A story about fathers and sons a drive into the gap by kevin guilfoile 4½" × 6½" 70 pages perfect bound

A Drive into the Gap, by Kevin Guilfoile, is a true story about fathers and sons, baseball and memory, and the improbable journey of a bat from one of the most iconic moments in the history of the Major League Baseball to the bedroom of a 12-year-old boy. Read the first chapter below.

CHAPTER ONE:
My first memory is of my father carrying a hammer into our bedrooms and smashing open our piggy banks on the night Roberto died.

I couldn’t have known what was happening. I didn’t know about the sputtering airplane, carrying one Major League superstar and too many supplies for earthquake victims in Nicaragua. But I might have understood what Roberto meant to my dad.

Three years earlier, as my father arrived for his first day on the job with the Pittsburgh Pirates, he had been intercepted by Dick Stockton in the parking lot of McKechnie Field, the Bucs’ spring training home in Bradenton, Florida.
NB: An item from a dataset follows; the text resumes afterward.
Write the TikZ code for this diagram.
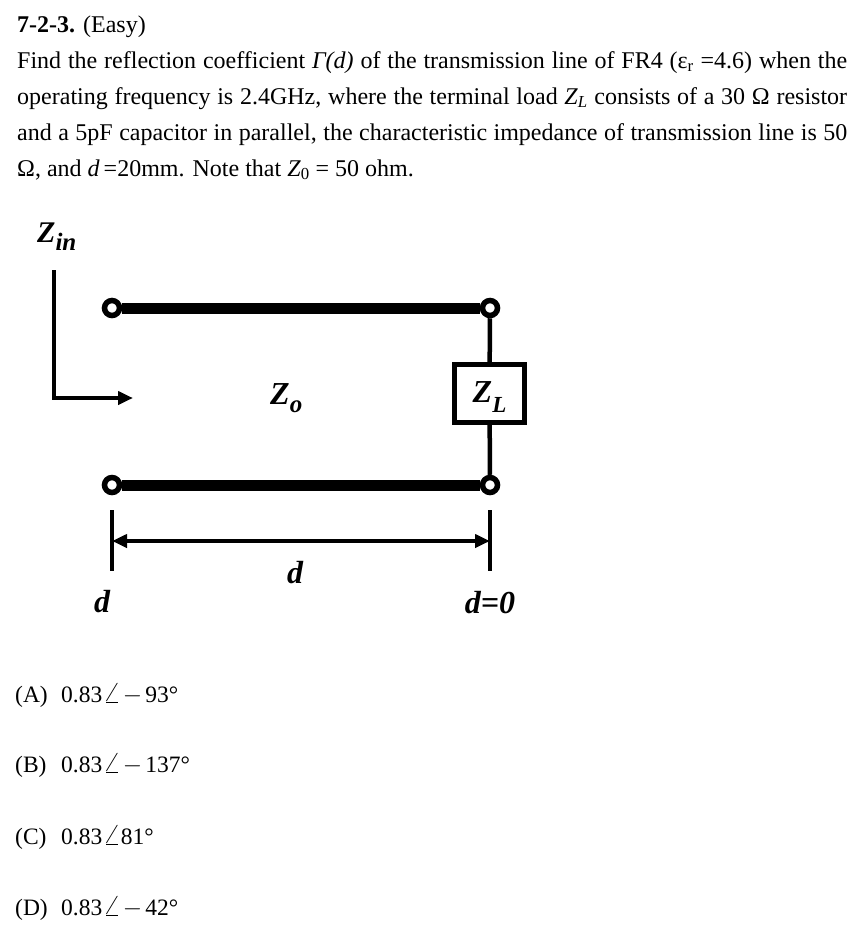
\documentclass[tikz,border=0pt]{standalone}
\usepackage[no-math]{fontspec}
\usepackage{graphicx}
\setmainfont{Liberation Serif}
\newfontfamily\plainserif{Liberation Serif}
\usetikzlibrary{arrows.meta,backgrounds}
\tikzset{mytip/.tip={Triangle[length=15pt,width=13pt]}}
\newcommand{\angval}[1]{0.83\kern0.5pt\scalebox{1.35}[1.15]{$\angle$}#1}
\begin{document}
\begin{tikzpicture}[x=1pt,y=1pt,
  txt/.style={inner sep=0, anchor=base west, font=\fontsize{24}{28}\selectfont},
  ans/.style={inner sep=0, anchor=base west, font=\plainserif\fontsize{23.5}{26}\selectfont},
  lbl/.style={inner sep=0, font=\plainserif\bfseries\itshape\fontsize{32}{36}\selectfont},
  tline/.style={line width=11pt},
  thinline/.style={line width=4.5pt},
  term/.style={circle, draw, fill=white, line width=5.5pt, minimum size=15pt, inner sep=0},
  zbox/.style={draw, fill=white, line width=4.5pt, minimum width=70pt, minimum height=58pt, inner sep=0, text height=26pt, text depth=9pt}
]
\useasboundingbox (0,0) rectangle (858,-937);
% question text
\node[txt] (l1) at (17,-32) {\textbf{7-2-3.} (Easy)};
\node[txt] (l2) at (17,-68) {\makebox[830pt][s]{Find the reflection coefficient \textit{Γ(d)} of the transmission line of FR4 (ε\textsubscript{r} =4.6) when the}};
\node[txt] (l3) at (17,-104) {\makebox[830pt][s]{operating frequency is 2.4GHz, where the terminal load \textit{Z\textsubscript{L}} consists of a 30 Ω resistor}};
\node[txt] (l4) at (17,-140) {\makebox[830pt][s]{and a 5pF capacitor in parallel, the characteristic impedance of transmission line is 50}};
\node[txt] (l5) at (17,-176) {Ω, and \textit{d}\,=20mm. Note that \textit{Z}\textsubscript{0} = 50 ohm.};
% circuit
\node[term] (t1) at (112,-308) {};
\node[term] (t2) at (490,-308) {};
\node[term] (t3) at (112,-485) {};
\node[term] (t4) at (490,-485) {};
\node[zbox] (zl) at (489.5,-393.5) {\plainserif\bfseries\itshape\fontsize{32}{36}\selectfont Z\raisebox{-10pt}{\fontsize{23}{23}\selectfont L}};
\begin{scope}[on background layer]
\draw[tline] (t1) -- (t2);
\draw[tline] (t3) -- (t4);
\draw[thinline] (t2) -- (zl) -- (t4);
\end{scope}
% Zin arrow
\node[lbl, anchor=base west, font=\plainserif\bfseries\itshape\fontsize{30}{34}\selectfont] (zin) at (37,-242) {Z\raisebox{-8pt}{\fontsize{25}{25}\selectfont in}};
\coordinate (zs) at (54,-270);
\coordinate (ze) at (133,-398);
\draw[thinline, -{mytip}] (zs) |- (ze);
% Zo label
\node[lbl, anchor=base west] (zo) at (270,-404) {Z\raisebox{-8pt}{\fontsize{25}{25}\selectfont o}};
% dimension
\coordinate (la) at (112,-510);
\coordinate (lb) at (112,-571);
\coordinate (ra) at (490,-510);
\coordinate (rb) at (490,-571);
\coordinate (lm) at (112,-541);
\coordinate (rm) at (490,-541);
\draw[thinline] (la) -- (lb);
\draw[thinline] (ra) -- (rb);
\draw[line width=4pt, {mytip}-{mytip}] (lm) -- (rm);
\node[lbl, anchor=base] (dc) at (295,-583) {d};
\node[lbl, anchor=base] (dl) at (102,-612) {d};
\node[lbl, anchor=base] (d0) at (490,-613) {d=0};
% answers
\node[ans] (aA) at (15,-702) {(A)};
\node[ans] (vA) at (61,-702) {\angval{\kern2pt$-$\kern3pt93°}};
\node[ans] (aB) at (15,-772) {(B)};
\node[ans] (vB) at (61,-772) {\angval{\kern2pt$-$\kern3pt137°}};
\node[ans] (aC) at (15,-844) {(C)};
\node[ans] (vC) at (61,-844) {\angval{81°}};
\node[ans] (aD) at (15,-915) {(D)};
\node[ans] (vD) at (61,-915) {\angval{\kern2pt$-$\kern3pt42°}};
\end{tikzpicture}
\end{document}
Stockton is a first-tier play-by-play announcer now, but in 1970 he was a Pittsburgh television sports anchor, and he asked if Dad was the team’s new public relations director. When my father said he was, Stockton said he would like an interview with Roberto Clemente. My father explained he’d only been on the job a few minutes, and that he hadn’t even met Clemente yet. Nevertheless, he would see what he could do.

My dad has Alzheimer’s now so I can’t ask him what happened next, but when his memories were still present he took out a yellow legal pad and wrote down many of his baseball stories. In these pages he describes his first encounter with Roberto. Dad introduced himself as the new PR guy, and in the next breath asked if Clemente would do an interview with the sports director from KDKA-TV.

Roberto reacted with a three or four minute outburst, combining English and Spanish, to let me know exactly how he felt about Stockton. Apparently he and Dick had had a falling-out some time ago over something Stockton had said on the air.

Then Roberto paused, regained his composure, and looked at me with a little smile. “Would it help you if I did the interview?” he asked.

“Well, it’s my first day on the job and I’m trying to get off on the right foot,” I said. “Yes, it would help me if you would talk to him.”

Clemente nodded and said, “Ok. For you I will do it, my friend.” He finished dressing, walked out on the field, and gave an interview to Dick Stockton for the first time in years.

That night in my bedroom, early in the morning on New Year’s Day, 1973, I don’t think my dad had words for what he was feeling. He’d just finished a call with Joe Brown, the Pirates’ general manager. In his grief, Joe didn’t hang up the phone on his end, which, in the context of early seventies telecommunications, meant our home phone was disconnected. So Dad poured change from his kids’ banks into an old sock that he would carry, along with his little green address book, a mile through the cold and snow to a parking lot pay phone outside a general store, and from there he would tell the world that his friend Roberto was dead.